- **Task requirements**
Print, word for word, the opening line of the data below and every line after it through the line that contains "4.5, 4, 4.5];", but not the pictures.

-- Start Collected material --

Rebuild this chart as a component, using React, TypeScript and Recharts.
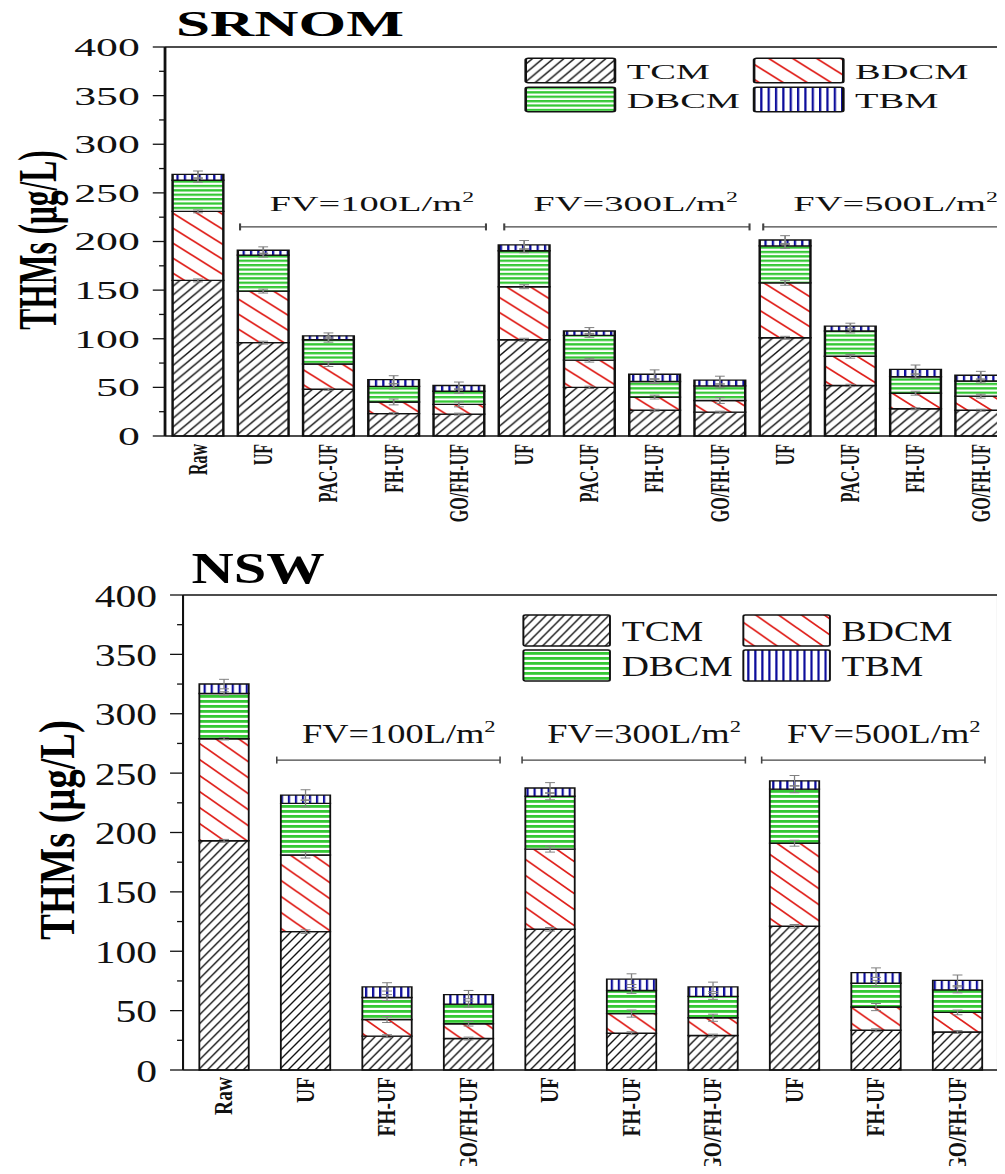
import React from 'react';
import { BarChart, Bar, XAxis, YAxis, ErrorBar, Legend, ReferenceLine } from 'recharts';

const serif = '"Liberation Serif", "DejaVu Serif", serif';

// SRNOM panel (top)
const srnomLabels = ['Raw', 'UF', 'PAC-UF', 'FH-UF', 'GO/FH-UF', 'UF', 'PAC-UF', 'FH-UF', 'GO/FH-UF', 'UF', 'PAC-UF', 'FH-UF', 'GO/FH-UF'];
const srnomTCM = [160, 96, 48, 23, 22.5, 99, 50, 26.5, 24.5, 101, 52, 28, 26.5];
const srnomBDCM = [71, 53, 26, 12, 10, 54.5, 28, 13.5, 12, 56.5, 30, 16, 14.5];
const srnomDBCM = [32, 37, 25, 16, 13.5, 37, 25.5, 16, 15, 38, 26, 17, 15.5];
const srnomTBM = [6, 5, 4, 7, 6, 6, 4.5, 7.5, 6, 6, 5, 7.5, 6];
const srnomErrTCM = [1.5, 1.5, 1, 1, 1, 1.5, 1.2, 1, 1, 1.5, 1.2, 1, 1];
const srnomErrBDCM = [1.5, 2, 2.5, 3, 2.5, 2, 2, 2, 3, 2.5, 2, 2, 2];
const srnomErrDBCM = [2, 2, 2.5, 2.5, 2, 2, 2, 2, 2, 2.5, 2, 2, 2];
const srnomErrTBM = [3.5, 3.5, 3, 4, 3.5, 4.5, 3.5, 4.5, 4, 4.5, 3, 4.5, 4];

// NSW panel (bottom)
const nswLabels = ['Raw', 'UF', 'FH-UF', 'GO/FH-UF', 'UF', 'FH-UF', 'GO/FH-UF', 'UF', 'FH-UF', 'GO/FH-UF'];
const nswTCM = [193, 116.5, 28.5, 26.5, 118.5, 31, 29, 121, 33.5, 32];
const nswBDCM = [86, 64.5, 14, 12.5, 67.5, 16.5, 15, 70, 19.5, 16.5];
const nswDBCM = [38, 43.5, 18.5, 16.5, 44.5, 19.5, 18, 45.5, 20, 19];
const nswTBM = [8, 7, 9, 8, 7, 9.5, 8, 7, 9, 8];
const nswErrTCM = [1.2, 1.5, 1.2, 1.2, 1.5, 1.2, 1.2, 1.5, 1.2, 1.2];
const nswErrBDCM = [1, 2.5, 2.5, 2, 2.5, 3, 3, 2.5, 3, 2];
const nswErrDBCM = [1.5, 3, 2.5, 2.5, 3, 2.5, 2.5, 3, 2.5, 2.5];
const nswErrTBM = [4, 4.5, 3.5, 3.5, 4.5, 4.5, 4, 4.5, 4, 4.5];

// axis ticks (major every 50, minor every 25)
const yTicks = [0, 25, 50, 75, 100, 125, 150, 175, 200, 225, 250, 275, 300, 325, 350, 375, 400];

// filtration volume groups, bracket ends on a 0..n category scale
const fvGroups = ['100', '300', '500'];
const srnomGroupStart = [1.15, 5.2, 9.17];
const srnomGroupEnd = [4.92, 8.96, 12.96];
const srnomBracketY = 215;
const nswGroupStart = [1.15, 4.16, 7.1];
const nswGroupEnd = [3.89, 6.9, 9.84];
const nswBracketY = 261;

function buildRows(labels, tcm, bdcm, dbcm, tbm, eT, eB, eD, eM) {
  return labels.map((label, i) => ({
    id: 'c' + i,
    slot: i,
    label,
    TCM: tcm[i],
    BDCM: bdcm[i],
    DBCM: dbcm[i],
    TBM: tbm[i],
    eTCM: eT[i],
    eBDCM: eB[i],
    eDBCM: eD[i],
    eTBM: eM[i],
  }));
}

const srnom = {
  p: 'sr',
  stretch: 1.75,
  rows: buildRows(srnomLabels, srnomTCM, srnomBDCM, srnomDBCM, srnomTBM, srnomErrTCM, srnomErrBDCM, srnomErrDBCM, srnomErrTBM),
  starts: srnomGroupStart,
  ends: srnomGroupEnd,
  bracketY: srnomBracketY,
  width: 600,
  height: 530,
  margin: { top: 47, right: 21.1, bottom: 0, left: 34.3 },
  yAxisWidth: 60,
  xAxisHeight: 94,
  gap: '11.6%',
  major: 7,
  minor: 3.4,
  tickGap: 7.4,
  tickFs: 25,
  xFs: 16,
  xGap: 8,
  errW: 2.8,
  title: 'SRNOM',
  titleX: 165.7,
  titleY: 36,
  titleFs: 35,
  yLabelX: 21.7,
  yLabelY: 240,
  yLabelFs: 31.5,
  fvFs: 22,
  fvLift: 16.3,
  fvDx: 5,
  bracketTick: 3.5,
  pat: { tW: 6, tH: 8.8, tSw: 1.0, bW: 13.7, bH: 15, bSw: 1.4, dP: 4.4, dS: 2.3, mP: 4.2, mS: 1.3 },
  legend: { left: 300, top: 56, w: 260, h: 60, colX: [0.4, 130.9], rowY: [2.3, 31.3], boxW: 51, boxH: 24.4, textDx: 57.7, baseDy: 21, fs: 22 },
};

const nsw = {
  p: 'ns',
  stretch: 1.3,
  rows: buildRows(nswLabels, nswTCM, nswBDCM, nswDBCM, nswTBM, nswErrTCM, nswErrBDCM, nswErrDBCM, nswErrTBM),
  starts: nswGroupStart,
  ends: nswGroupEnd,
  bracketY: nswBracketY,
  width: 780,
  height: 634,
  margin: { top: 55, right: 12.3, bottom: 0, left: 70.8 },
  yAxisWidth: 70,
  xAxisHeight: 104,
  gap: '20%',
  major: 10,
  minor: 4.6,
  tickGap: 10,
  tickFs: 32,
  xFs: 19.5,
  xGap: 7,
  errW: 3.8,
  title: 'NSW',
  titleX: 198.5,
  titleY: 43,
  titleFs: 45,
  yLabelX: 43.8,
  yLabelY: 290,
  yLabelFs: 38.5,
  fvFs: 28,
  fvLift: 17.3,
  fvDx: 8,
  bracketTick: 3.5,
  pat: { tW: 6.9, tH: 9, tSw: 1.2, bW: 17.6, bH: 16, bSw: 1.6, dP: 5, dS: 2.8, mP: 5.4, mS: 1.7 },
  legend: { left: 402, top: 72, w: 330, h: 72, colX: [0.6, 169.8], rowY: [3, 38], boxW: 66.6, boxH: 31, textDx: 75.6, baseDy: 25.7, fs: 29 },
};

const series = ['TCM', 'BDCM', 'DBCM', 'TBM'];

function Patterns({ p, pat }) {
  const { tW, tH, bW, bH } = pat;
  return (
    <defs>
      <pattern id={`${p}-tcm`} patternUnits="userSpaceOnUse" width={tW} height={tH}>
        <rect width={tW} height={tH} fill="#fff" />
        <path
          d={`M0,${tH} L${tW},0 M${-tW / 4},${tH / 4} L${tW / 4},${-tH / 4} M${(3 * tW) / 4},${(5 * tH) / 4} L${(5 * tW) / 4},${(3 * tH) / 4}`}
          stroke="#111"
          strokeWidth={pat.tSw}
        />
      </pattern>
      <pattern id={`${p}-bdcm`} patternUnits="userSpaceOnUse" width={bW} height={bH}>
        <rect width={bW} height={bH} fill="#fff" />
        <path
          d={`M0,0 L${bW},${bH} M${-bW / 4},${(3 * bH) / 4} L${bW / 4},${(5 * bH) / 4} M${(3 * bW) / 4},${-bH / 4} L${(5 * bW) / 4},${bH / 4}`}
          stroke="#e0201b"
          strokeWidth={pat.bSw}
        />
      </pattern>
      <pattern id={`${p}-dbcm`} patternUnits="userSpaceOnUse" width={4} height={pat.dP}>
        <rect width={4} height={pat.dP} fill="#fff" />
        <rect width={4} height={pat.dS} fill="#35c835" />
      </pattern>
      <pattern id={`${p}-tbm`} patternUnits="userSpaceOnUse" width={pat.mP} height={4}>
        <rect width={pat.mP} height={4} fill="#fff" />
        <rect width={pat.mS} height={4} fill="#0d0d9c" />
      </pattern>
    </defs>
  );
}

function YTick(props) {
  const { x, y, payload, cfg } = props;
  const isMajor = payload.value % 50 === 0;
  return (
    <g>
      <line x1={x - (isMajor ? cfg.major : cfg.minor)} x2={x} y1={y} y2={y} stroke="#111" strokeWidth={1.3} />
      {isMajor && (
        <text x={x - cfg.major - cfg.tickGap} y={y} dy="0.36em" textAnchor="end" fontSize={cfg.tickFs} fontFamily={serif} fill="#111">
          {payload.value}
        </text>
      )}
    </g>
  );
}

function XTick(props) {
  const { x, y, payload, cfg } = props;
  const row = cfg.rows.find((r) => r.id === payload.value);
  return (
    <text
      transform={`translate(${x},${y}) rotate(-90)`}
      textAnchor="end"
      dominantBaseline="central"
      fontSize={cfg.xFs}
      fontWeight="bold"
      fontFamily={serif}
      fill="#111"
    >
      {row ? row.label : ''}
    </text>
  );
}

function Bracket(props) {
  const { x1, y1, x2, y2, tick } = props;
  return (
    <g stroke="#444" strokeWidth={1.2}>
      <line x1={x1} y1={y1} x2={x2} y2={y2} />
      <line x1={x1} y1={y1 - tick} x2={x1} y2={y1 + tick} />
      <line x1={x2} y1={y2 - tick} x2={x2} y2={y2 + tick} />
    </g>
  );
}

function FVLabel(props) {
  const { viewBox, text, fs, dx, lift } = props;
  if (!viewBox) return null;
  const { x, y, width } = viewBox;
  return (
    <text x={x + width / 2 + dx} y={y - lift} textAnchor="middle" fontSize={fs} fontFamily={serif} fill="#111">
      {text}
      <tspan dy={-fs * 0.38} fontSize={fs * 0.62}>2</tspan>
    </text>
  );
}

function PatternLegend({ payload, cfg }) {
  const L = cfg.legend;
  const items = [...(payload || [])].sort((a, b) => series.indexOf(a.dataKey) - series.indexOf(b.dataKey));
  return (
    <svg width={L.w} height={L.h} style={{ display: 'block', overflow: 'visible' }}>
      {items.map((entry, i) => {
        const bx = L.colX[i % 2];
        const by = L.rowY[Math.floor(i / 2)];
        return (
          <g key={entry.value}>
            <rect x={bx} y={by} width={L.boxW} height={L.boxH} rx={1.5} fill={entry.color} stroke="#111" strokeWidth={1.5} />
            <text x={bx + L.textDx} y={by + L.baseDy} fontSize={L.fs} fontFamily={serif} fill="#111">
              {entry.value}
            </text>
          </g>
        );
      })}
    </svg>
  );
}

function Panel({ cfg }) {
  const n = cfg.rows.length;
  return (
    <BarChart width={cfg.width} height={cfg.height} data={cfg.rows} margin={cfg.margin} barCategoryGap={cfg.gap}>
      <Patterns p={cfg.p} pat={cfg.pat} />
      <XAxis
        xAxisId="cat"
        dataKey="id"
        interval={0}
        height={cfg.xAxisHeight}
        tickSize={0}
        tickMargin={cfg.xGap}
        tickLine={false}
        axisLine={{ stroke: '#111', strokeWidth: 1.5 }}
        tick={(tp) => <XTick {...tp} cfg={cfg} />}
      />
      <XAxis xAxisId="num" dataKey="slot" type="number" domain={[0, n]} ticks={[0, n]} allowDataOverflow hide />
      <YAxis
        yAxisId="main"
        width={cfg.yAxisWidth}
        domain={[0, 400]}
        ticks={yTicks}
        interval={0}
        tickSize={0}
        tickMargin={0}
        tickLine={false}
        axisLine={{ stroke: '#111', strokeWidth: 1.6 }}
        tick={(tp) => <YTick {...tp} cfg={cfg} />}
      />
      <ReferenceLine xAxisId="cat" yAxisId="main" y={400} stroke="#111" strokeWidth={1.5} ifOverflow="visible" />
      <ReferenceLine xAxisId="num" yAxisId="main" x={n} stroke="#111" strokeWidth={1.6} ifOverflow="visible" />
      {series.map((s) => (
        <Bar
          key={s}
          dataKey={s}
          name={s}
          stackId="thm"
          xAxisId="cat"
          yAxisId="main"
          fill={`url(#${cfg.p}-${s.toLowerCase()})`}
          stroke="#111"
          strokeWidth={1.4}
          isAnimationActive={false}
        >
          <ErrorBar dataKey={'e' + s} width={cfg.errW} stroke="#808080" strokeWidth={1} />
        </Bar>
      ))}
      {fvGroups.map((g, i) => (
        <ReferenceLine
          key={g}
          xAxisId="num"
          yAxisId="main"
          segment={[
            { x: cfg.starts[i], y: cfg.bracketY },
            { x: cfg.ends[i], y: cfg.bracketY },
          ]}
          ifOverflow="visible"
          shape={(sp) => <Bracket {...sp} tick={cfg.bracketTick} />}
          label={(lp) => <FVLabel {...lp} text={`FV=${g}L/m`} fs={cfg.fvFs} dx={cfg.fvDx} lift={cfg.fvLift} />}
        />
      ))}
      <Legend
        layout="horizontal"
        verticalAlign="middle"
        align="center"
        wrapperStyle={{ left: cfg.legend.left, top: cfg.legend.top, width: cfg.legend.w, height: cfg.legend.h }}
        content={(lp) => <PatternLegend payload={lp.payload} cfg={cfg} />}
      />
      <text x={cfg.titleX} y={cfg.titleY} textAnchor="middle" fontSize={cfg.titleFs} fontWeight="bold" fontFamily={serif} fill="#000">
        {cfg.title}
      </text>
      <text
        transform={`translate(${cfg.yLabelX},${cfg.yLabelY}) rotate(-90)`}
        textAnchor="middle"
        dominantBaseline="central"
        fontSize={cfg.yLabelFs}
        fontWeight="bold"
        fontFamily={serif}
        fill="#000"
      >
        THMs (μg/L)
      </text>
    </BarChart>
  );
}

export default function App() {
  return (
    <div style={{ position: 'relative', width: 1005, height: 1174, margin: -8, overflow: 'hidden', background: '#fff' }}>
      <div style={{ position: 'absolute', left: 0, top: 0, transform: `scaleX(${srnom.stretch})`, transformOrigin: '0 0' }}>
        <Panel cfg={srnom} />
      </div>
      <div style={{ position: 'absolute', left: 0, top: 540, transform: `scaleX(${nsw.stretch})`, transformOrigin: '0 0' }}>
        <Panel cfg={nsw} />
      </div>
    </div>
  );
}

-- End Collected material --

- **Task result**
Rebuild this chart as a component, using React, TypeScript and Recharts.
import React from 'react';
import { BarChart, Bar, XAxis, YAxis, ErrorBar, Legend, ReferenceLine } from 'recharts';

const serif = '"Liberation Serif", "DejaVu Serif", serif';

// SRNOM panel (top)
const srnomLabels = ['Raw', 'UF', 'PAC-UF', 'FH-UF', 'GO/FH-UF', 'UF', 'PAC-UF', 'FH-UF', 'GO/FH-UF', 'UF', 'PAC-UF', 'FH-UF', 'GO/FH-UF'];
const srnomTCM = [160, 96, 48, 23, 22.5, 99, 50, 26.5, 24.5, 101, 52, 28, 26.5];
const srnomBDCM = [71, 53, 26, 12, 10, 54.5, 28, 13.5, 12, 56.5, 30, 16, 14.5];
const srnomDBCM = [32, 37, 25, 16, 13.5, 37, 25.5, 16, 15, 38, 26, 17, 15.5];
const srnomTBM = [6, 5, 4, 7, 6, 6, 4.5, 7.5, 6, 6, 5, 7.5, 6];
const srnomErrTCM = [1.5, 1.5, 1, 1, 1, 1.5, 1.2, 1, 1, 1.5, 1.2, 1, 1];
const srnomErrBDCM = [1.5, 2, 2.5, 3, 2.5, 2, 2, 2, 3, 2.5, 2, 2, 2];
const srnomErrDBCM = [2, 2, 2.5, 2.5, 2, 2, 2, 2, 2, 2.5, 2, 2, 2];
const srnomErrTBM = [3.5, 3.5, 3, 4, 3.5, 4.5, 3.5, 4.5, 4, 4.5, 3, 4.5, 4];

// NSW panel (bottom)
const nswLabels = ['Raw', 'UF', 'FH-UF', 'GO/FH-UF', 'UF', 'FH-UF', 'GO/FH-UF', 'UF', 'FH-UF', 'GO/FH-UF'];
const nswTCM = [193, 116.5, 28.5, 26.5, 118.5, 31, 29, 121, 33.5, 32];
const nswBDCM = [86, 64.5, 14, 12.5, 67.5, 16.5, 15, 70, 19.5, 16.5];
const nswDBCM = [38, 43.5, 18.5, 16.5, 44.5, 19.5, 18, 45.5, 20, 19];
const nswTBM = [8, 7, 9, 8, 7, 9.5, 8, 7, 9, 8];
const nswErrTCM = [1.2, 1.5, 1.2, 1.2, 1.5, 1.2, 1.2, 1.5, 1.2, 1.2];
const nswErrBDCM = [1, 2.5, 2.5, 2, 2.5, 3, 3, 2.5, 3, 2];
const nswErrDBCM = [1.5, 3, 2.5, 2.5, 3, 2.5, 2.5, 3, 2.5, 2.5];
const nswErrTBM = [4, 4.5, 3.5, 3.5, 4.5, 4.5, 4, 4.5, 4, 4.5];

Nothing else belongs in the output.